We agree that valuation adjustments related to model risk, operational risk, investment and funding costs, future administrative costs and early termination have an independent nature and are therefore additive. We do not agree with a separation of concentrated position AVA in a separate valuation adjustment, and consequently do not agree with summing up respective AVA value. Please refer to paragraph Close out costs in section Proposals.
We agree that the calculation of prudential valuation adjustments should be back tested on a regular basis. We would also notice that not only AVAs mentioned in Articles 8 to 10 are relevant for back testing check, but also model risk and other.
We would generalize the requirement: for the institution applying core approach prudent values of At Fair Value positions should be properly documented and back tested using actual exit prices for the institution. In case of significant back testing violations results should be reported to management and adjustment in the calculation should be done if necessary.

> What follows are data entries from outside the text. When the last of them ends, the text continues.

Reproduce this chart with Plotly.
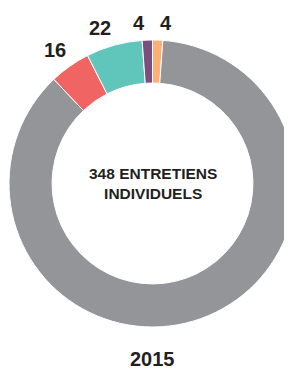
import math
import plotly.graph_objects as go

# Data (clockwise from 12 o'clock)
categories = ["Orange", "Autres", "Rouge", "Turquoise", "Violet"]
values = [4, 302, 16, 22, 4]
colors = ["#fcb075", "#939598", "#f06563", "#60c6bc", "#7b4e7e"]
label_text = ["4", "", "16", "22", "4"]

center_title = "348 ENTRETIENS<br>INDIVIDUELS"
year = "2015"

W, H = 292, 369
# page body has an 8px margin -> positions in figure pixels
cx, cy, r = 144.5, 175.5, 143.5

fig = go.Figure(go.Pie(
    labels=categories,
    values=values,
    textinfo="none",
    sort=False,
    direction="clockwise",
    rotation=0,
    hole=0.70,
    marker=dict(colors=colors, line=dict(color="white", width=1)),
    domain=dict(x=[(cx - r) / W, (cx + r) / W], y=[(H - cy - r) / H, (H - cy + r) / H]),
    hoverinfo="label+value",
))

FONT = "Liberation Sans, Arial, sans-serif"
TXT = "#231f20"

annotations = [
    dict(text="<b>" + center_title + "</b>", x=cx / W, y=1 - cy / H, xref="paper", yref="paper",
         showarrow=False, font=dict(size=15.5, color=TXT), xanchor="center", yanchor="middle"),
    dict(text="<b>" + year + "</b>", x=cx / W, y=1 - 351 / H, xref="paper", yref="paper",
         showarrow=False, font=dict(size=20, color=TXT), xanchor="center", yanchor="middle"),
]

# slice value labels, placed outside each slice's mid-angle
total = sum(values)
cum = 0.0
for v, t in zip(values, label_text):
    mid = (cum + v / 2) / total * 2 * math.pi  # clockwise from top
    cum += v
    if not t:
        continue
    rr = r + 4
    px = cx + rr * math.sin(mid)
    py = cy - rr * math.cos(mid)
    annotations.append(dict(
        text="<b>" + t + "</b>", x=px / W, y=1 - py / H, xref="paper", yref="paper",
        showarrow=False, font=dict(size=20, color=TXT),
        xanchor="left" if math.sin(mid) > 0 else "right", yanchor="bottom",
    ))

fig.update_layout(
    width=W, height=H,
    margin=dict(l=0, r=0, t=0, b=0),
    paper_bgcolor="white",
    showlegend=False,
    font=dict(family=FONT, color=TXT),
    annotations=annotations,
)

fig.write_html("out.html")
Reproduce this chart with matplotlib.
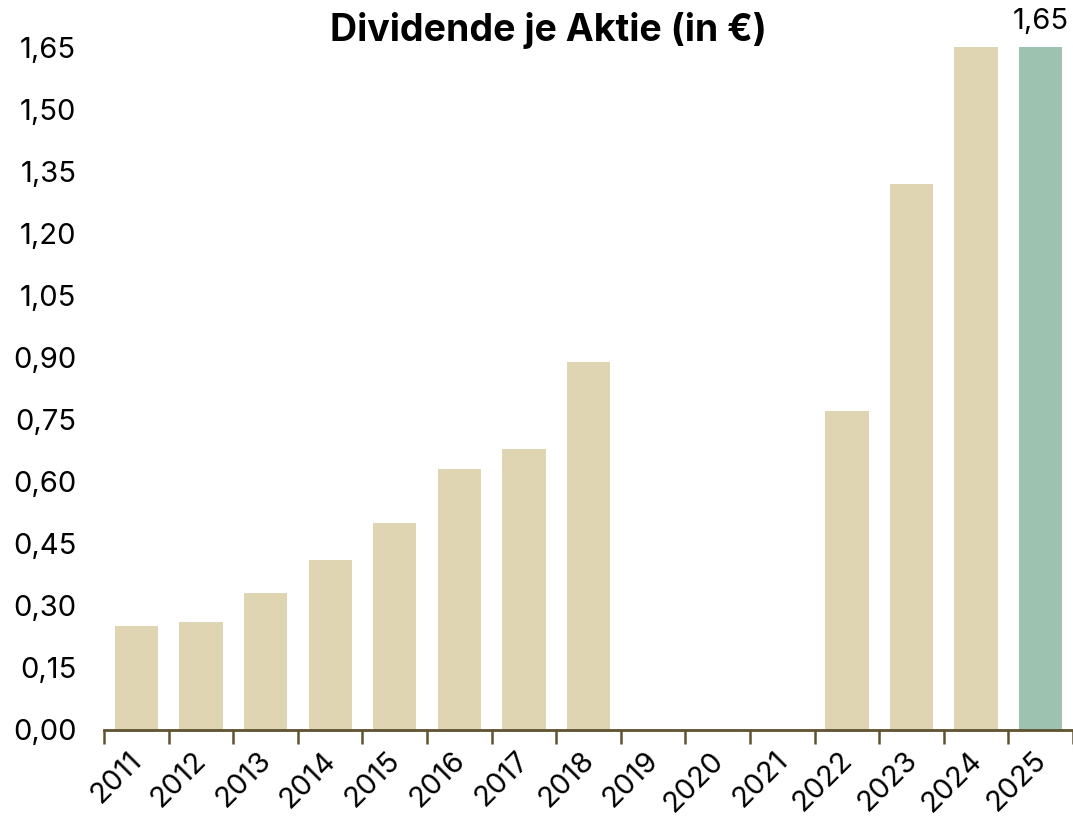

We agree with stated costs and benefits in general; however we think it is important to notice also the following:
- Indirect costs – ineffective management: the new increasing complexity of capital requirements calculation may lead to less effective bank management. Prudent valuation regime following the good intention of the regulator to protect taxpayers against hidden valuation distortion in bank’s balance sheet should be therefore introduced smoothly, gradually and in the consistent way. We would underline once more that unfortunately in the current version of Technical standards we did not find a clear guideline about the calculation of AVAs.
- Indirect costs – unattractive markets: introduction of AVAs for less liquid positions will make investment into developing and emerging markets less attractive, which can contribute to the slowdown of respective economies development speed. Charging AVAs for complex products may also decrease the innovation on the financial markets and will not help customers to solve their financial needs.